The UBC report, titled The prevalence of low income-tax payments among owners of expensive homes in Vancouver and Toronto, states that, “Most luxury homes in Greater Vancouver appear to be purchased with wealth derived from sources other than earnings taxed in Canada.”

Their research builds on peer-reviewed work by former Simon Fraser University prof. Josh Gordon, who found that home prices in Metro Vancouver began “decoupling” from local incomes between 2011 and 2016, in part due to increasing foreign ownership. Gordon’s findings, along with those by Rhys Kesselmen and the late real-estate analyst Richard Wozny, encouraged the B.C. NDP to bring in the speculation and vacancy tax.

“Canadian governments have revealed through their policy choices a preference that homes be occupied by Canadian taxpayers,” according to the UBC report. “B.C.’s speculation and vacancy and foreign buyer taxes punish homeowners who are neither landlords nor regular residents, and the speculation tax also targets homeowners who earn most of their income outside of Canada.”

In an interview, Davidoff said, “It is not clear to me that the source of untaxed wealth matters much. … (But) as we cannot rule out outside-of-Canada wealth as a source of our peculiar tax-paid/property value relationship, I suppose to the extent this would be an important question for tax authorities, there is more that could be done prior to implementation. With more access to confidential data, perhaps students and investor immigrants could be compared to the larger pool” of owners of costly properties.

The study, which is to be published in The Canadian Tax Journal, refrains from recommending a specific tax rate. But the authors calculate, based on the “reasonable, if arbitrary” idea that if one per cent of a property’s assessed value was paid in income taxes, it would mean inhabitants of a $4-million home would need to pay a minimum $40,000 a year to the Canada Revenue Agency.

 

The authors concluded, based on their study of 2016 census data, that the majority of super-expensive homes are not owned by retired people who were lucky enough to buy early and just watch the value of their house grow over the decades.

The researchers employed methods to determine whether “Vancouver’s odd pattern of income in property value can be explained by the presence of long-time owners who were able to buy in at low prices with modest incomes. The answer to that question is clearly, ‘No.’” Regardless, the paper recommends giving many retired homeowners an exemption from its suggested tax.

A portion of Vancouver mansion owners, such as B.C.-based billionaire Chip Wilson, founder of Lululemon, would likely “pay incredibly high” income taxes in Canada, Davidoff said. But, based on median values, Canadian Housing Statistics Program data from 2018 showed the largest cohort of high-end owners do not pay significant income tax.

 

Davidoff, a business professor at UBC, Akaabre, a PhD candidate in UBC planning, and Jones, associate director of UBC law school’s Housing Research Collaborative, worked closely with Statistics Canada staff members Wendy Kei, Josh Gordon, Jean-Phillippe Deschamps-Laporte, Haig McCarrel and others to produce the study.

Officials at the Urban Development Institute Pacific Region declined comment.
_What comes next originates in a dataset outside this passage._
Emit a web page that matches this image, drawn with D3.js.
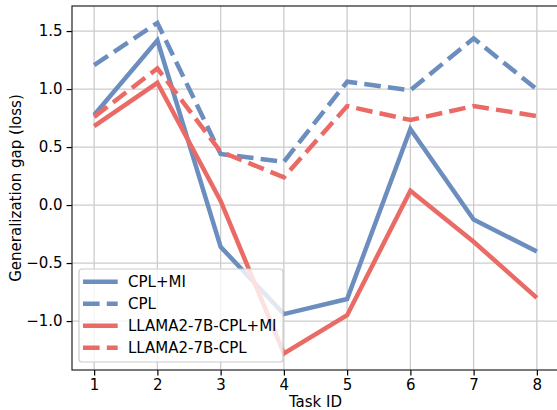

The Real Estate Board of Greater Vancouver and the Canadian Homebuilders Association of B.C. could not be reached.

The aim of the UBC researchers in their paper is to support the Canadian tradition of “progressive” taxation, which redistributes money from well-off to low-income people, while also recognizing that a person’s wealth is often best measured by their real-estate property.

 

“It is a very old idea that property values are more accurate signals of lifetime resources than fluctuating declared annual incomes,” states the study. “Using income as the sole basis for taxes may be undesirable due to tax evasion, legal but possibly socially undesirable avoidance, or inter-generational and international transfers not subject to taxation.”

Metro Vancouver’s most expensive homes are in West Vancouver and the West Side of Vancouver, Davidoff said, adding that Greater Vancouver “is at significant risk of becoming a playground for the rich.”

Along with B.C.’s natural beauty, temperate climate and generous taxpayer services, the business professor said Canadian jurisdictions traditionally demand low levels of property taxes. So the message to the wealthy, he said, is: “’Come here and buy a home and we’re not going to charge you very much. But, if you want to make a living here, then we’re going to really nail you with income and sales taxes.’ (Vancouver) attracts affluent people who are kind of done with working and want to chill — and Canada has a tax code that encourages it.’